__Work to be completed__: All lines below must be repeated exactly, with the pictures omitted.

__Data__:

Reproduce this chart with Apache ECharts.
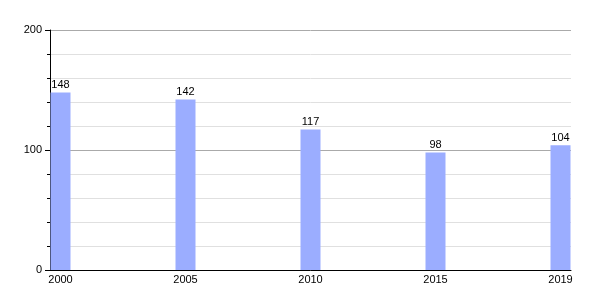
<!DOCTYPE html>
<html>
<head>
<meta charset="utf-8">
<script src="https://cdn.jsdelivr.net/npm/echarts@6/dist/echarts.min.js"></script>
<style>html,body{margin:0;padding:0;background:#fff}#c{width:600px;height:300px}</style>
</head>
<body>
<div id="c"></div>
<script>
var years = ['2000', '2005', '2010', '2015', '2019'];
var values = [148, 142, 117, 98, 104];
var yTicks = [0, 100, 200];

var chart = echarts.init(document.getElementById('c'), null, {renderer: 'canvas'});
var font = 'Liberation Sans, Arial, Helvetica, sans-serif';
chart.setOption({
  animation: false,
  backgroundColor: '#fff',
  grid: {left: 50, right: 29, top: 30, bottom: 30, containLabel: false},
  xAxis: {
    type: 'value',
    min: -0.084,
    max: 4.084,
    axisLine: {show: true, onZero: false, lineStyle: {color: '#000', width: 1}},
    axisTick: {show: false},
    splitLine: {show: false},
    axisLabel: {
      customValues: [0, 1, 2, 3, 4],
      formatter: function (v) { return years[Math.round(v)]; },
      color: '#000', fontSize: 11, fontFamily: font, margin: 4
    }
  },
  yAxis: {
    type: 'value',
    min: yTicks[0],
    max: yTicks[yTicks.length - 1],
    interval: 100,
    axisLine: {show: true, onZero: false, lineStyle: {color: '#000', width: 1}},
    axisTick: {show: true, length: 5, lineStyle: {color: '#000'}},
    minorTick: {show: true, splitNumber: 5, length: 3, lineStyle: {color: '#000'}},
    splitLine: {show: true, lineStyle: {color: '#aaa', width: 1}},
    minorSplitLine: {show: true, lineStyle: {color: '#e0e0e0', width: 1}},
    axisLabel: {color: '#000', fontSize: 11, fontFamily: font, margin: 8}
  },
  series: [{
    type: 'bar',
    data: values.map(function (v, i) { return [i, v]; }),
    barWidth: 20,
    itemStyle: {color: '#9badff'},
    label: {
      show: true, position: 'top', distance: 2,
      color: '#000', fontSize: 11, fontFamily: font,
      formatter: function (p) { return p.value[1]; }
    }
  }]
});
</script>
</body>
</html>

__Complete output__:
Reproduce this chart with Apache ECharts.
<!DOCTYPE html>
<html>
<head>
<meta charset="utf-8">
<script src="https://cdn.jsdelivr.net/npm/echarts@6/dist/echarts.min.js"></script>
<style>html,body{margin:0;padding:0;background:#fff}#c{width:600px;height:300px}</style>
</head>
<body>
<div id="c"></div>
<script>
var years = ['2000', '2005', '2010', '2015', '2019'];
var values = [148, 142, 117, 98, 104];
var yTicks = [0, 100, 200];

var chart = echarts.init(document.getElementById('c'), null, {renderer: 'canvas'});
var font = 'Liberation Sans, Arial, Helvetica, sans-serif';
chart.setOption({
  animation: false,
  backgroundColor: '#fff',
  grid: {left: 50, right: 29, top: 30, bottom: 30, containLabel: false},
  xAxis: {
    type: 'value',
    min: -0.084,
    max: 4.084,
    axisLine: {show: true, onZero: false, lineStyle: {color: '#000', width: 1}},
    axisTick: {show: false},
    splitLine: {show: false},
    axisLabel: {
      customValues: [0, 1, 2, 3, 4],
      formatter: function (v) { return years[Math.round(v)]; },
      color: '#000', fontSize: 11, fontFamily: font, margin: 4
    }
  },
  yAxis: {
    type: 'value',
    min: yTicks[0],
    max: yTicks[yTicks.length - 1],
    interval: 100,
    axisLine: {show: true, onZero: false, lineStyle: {color: '#000', width: 1}},
    axisTick: {show: true, length: 5, lineStyle: {color: '#000'}},
    minorTick: {show: true, splitNumber: 5, length: 3, lineStyle: {color: '#000'}},
    splitLine: {show: true, lineStyle: {color: '#aaa', width: 1}},
    minorSplitLine: {show: true, lineStyle: {color: '#e0e0e0', width: 1}},
    axisLabel: {color: '#000', fontSize: 11, fontFamily: font, margin: 8}
  },
  series: [{
    type: 'bar',
    data: values.map(function (v, i) { return [i, v]; }),
    barWidth: 20,
    itemStyle: {color: '#9badff'},
    label: {
      show: true, position: 'top', distance: 2,
      color: '#000', fontSize: 11, fontFamily: font,
      formatter: function (p) { return p.value[1]; }
    }
  }]
});
</script>
</body>
</html>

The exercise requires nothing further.